Repeat exactly the lines running from the first line of the data to the line containing "size=222pt,inner sep=0pt] (hub)", both ends included, and nothing else; drop the pictures.

——

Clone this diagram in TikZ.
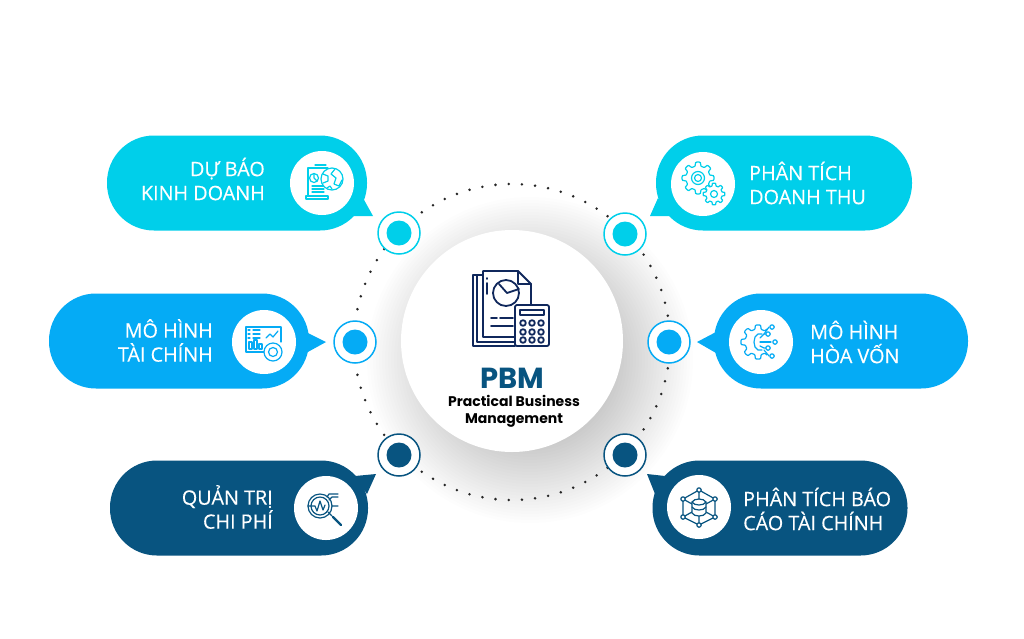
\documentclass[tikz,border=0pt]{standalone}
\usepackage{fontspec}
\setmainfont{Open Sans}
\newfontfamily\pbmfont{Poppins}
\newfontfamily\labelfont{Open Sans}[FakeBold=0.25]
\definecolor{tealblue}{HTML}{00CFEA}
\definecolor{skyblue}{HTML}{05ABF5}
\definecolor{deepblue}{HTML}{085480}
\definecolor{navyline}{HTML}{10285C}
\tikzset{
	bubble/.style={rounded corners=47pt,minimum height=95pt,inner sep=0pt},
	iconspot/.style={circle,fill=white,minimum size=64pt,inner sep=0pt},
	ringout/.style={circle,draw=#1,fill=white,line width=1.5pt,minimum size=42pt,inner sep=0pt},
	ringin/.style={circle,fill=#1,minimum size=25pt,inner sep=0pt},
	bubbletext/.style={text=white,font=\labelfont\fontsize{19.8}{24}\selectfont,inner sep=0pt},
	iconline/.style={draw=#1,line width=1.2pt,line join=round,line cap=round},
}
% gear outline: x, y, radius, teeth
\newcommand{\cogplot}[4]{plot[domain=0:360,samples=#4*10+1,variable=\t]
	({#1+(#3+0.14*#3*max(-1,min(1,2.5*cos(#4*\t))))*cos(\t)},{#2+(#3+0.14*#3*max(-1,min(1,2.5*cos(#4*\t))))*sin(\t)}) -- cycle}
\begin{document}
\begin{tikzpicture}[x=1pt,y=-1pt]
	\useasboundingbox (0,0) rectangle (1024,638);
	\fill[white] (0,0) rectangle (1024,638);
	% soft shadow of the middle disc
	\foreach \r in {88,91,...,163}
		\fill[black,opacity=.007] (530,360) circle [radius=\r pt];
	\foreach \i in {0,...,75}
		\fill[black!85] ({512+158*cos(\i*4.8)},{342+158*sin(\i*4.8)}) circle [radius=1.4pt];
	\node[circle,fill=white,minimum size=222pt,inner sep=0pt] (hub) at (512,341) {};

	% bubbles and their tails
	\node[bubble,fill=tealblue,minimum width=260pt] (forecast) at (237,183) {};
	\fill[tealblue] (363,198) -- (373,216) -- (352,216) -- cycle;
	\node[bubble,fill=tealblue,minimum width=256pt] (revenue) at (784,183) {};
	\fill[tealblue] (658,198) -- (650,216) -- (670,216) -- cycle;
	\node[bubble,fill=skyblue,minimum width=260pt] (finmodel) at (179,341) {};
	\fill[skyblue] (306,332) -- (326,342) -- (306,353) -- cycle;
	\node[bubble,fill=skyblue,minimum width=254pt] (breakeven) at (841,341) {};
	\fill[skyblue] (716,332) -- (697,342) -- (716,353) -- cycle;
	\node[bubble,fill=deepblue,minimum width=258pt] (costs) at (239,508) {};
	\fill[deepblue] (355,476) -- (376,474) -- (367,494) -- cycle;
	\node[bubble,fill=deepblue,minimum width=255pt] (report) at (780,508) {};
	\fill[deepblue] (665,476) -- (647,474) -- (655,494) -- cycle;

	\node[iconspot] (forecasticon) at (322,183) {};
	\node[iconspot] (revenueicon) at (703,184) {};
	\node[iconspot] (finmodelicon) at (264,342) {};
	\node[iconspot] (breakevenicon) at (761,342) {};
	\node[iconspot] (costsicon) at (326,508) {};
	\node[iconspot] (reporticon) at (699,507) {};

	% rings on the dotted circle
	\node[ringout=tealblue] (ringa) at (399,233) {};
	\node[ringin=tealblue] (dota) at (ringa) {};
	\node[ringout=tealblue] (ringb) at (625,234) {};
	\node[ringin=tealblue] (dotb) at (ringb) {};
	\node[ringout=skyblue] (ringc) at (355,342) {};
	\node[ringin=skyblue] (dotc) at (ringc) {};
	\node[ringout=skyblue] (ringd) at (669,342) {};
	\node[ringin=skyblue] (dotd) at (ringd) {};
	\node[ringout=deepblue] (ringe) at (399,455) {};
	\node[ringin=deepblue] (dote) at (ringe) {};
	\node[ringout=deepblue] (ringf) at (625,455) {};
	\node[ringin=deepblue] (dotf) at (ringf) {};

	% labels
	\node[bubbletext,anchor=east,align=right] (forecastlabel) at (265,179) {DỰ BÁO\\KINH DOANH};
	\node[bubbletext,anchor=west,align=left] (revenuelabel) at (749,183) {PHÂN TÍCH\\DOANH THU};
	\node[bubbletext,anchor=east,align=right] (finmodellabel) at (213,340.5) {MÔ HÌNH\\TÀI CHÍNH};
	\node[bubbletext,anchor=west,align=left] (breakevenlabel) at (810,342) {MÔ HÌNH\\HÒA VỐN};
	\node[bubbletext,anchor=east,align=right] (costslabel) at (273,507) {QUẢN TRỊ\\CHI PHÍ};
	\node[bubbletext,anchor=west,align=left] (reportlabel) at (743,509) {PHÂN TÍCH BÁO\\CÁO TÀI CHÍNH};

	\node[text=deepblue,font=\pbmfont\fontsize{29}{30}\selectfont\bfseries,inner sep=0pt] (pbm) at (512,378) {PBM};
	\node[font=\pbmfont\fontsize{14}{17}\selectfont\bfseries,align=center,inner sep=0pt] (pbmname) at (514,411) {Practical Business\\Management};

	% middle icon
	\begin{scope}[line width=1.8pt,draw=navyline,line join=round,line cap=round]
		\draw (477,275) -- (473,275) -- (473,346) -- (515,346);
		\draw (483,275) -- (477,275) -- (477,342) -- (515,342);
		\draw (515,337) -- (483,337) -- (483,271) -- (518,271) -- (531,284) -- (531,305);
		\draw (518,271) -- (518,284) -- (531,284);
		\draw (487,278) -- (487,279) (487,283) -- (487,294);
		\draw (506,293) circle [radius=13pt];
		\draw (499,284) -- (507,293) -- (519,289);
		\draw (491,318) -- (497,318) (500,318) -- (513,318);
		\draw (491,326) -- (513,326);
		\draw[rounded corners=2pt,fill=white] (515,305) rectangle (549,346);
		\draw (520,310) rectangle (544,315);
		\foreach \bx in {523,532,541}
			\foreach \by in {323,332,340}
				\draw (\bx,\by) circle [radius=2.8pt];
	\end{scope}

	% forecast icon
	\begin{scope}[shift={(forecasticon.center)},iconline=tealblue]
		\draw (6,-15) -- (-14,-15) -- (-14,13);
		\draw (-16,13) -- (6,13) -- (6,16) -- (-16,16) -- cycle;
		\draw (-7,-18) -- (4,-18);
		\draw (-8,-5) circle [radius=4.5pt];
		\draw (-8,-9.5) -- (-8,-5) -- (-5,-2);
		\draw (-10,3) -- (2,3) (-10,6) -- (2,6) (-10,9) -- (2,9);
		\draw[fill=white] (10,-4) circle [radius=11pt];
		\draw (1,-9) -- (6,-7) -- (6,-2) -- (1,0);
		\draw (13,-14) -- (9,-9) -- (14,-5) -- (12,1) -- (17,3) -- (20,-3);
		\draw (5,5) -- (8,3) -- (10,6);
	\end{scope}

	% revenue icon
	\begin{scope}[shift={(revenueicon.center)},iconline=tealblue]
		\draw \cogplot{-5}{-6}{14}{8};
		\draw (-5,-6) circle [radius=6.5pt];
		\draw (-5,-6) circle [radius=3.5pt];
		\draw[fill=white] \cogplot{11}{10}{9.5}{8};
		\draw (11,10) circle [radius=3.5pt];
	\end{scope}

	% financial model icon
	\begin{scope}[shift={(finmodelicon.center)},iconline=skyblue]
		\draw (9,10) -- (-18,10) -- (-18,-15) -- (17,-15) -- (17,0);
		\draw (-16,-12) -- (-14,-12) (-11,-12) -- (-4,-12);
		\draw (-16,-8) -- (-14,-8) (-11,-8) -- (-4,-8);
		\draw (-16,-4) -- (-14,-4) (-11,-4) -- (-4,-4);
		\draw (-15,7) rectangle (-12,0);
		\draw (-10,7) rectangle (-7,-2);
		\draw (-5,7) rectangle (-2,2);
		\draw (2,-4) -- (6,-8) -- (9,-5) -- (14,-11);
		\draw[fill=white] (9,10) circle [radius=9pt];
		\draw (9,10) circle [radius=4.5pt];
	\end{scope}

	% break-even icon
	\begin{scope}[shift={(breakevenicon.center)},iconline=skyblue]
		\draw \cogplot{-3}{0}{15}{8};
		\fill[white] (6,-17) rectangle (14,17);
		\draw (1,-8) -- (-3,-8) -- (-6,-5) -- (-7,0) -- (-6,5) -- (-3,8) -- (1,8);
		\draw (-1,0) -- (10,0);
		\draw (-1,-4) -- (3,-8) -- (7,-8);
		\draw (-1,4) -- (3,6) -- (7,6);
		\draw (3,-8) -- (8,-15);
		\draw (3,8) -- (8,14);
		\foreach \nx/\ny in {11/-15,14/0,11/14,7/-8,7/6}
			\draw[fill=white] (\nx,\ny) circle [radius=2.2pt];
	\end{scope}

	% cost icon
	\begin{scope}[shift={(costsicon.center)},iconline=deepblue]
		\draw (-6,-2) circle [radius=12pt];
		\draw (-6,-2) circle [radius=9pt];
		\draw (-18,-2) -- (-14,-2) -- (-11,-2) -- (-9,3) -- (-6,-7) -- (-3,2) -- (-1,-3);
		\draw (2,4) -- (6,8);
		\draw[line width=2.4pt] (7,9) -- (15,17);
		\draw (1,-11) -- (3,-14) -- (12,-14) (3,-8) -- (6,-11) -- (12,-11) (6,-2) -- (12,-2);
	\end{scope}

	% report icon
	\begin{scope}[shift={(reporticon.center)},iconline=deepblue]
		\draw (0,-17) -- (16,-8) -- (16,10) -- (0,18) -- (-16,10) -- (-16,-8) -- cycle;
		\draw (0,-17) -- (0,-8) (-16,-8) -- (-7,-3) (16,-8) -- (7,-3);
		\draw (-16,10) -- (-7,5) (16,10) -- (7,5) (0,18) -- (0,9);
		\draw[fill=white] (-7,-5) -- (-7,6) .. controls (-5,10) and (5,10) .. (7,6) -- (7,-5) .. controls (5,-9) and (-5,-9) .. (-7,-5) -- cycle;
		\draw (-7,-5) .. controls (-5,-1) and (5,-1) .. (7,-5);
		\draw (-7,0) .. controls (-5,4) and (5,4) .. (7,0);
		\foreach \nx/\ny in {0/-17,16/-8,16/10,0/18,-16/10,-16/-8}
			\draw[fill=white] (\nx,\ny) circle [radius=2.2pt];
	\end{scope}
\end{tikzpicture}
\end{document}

——

▶ **Written solution**:
Clone this diagram in TikZ.
\documentclass[tikz,border=0pt]{standalone}
\usepackage{fontspec}
\setmainfont{Open Sans}
\newfontfamily\pbmfont{Poppins}
\newfontfamily\labelfont{Open Sans}[FakeBold=0.25]
\definecolor{tealblue}{HTML}{00CFEA}
\definecolor{skyblue}{HTML}{05ABF5}
\definecolor{deepblue}{HTML}{085480}
\definecolor{navyline}{HTML}{10285C}
\tikzset{
	bubble/.style={rounded corners=47pt,minimum height=95pt,inner sep=0pt},
	iconspot/.style={circle,fill=white,minimum size=64pt,inner sep=0pt},
	ringout/.style={circle,draw=#1,fill=white,line width=1.5pt,minimum size=42pt,inner sep=0pt},
	ringin/.style={circle,fill=#1,minimum size=25pt,inner sep=0pt},
	bubbletext/.style={text=white,font=\labelfont\fontsize{19.8}{24}\selectfont,inner sep=0pt},
	iconline/.style={draw=#1,line width=1.2pt,line join=round,line cap=round},
}
% gear outline: x, y, radius, teeth
\newcommand{\cogplot}[4]{plot[domain=0:360,samples=#4*10+1,variable=\t]
	({#1+(#3+0.14*#3*max(-1,min(1,2.5*cos(#4*\t))))*cos(\t)},{#2+(#3+0.14*#3*max(-1,min(1,2.5*cos(#4*\t))))*sin(\t)}) -- cycle}
\begin{document}
\begin{tikzpicture}[x=1pt,y=-1pt]
	\useasboundingbox (0,0) rectangle (1024,638);
	\fill[white] (0,0) rectangle (1024,638);
	% soft shadow of the middle disc
	\foreach \r in {88,91,...,163}
		\fill[black,opacity=.007] (530,360) circle [radius=\r pt];
	\foreach \i in {0,...,75}
		\fill[black!85] ({512+158*cos(\i*4.8)},{342+158*sin(\i*4.8)}) circle [radius=1.4pt];
	\node[circle,fill=white,minimum size=222pt,inner sep=0pt] (hub) at (512,341) {};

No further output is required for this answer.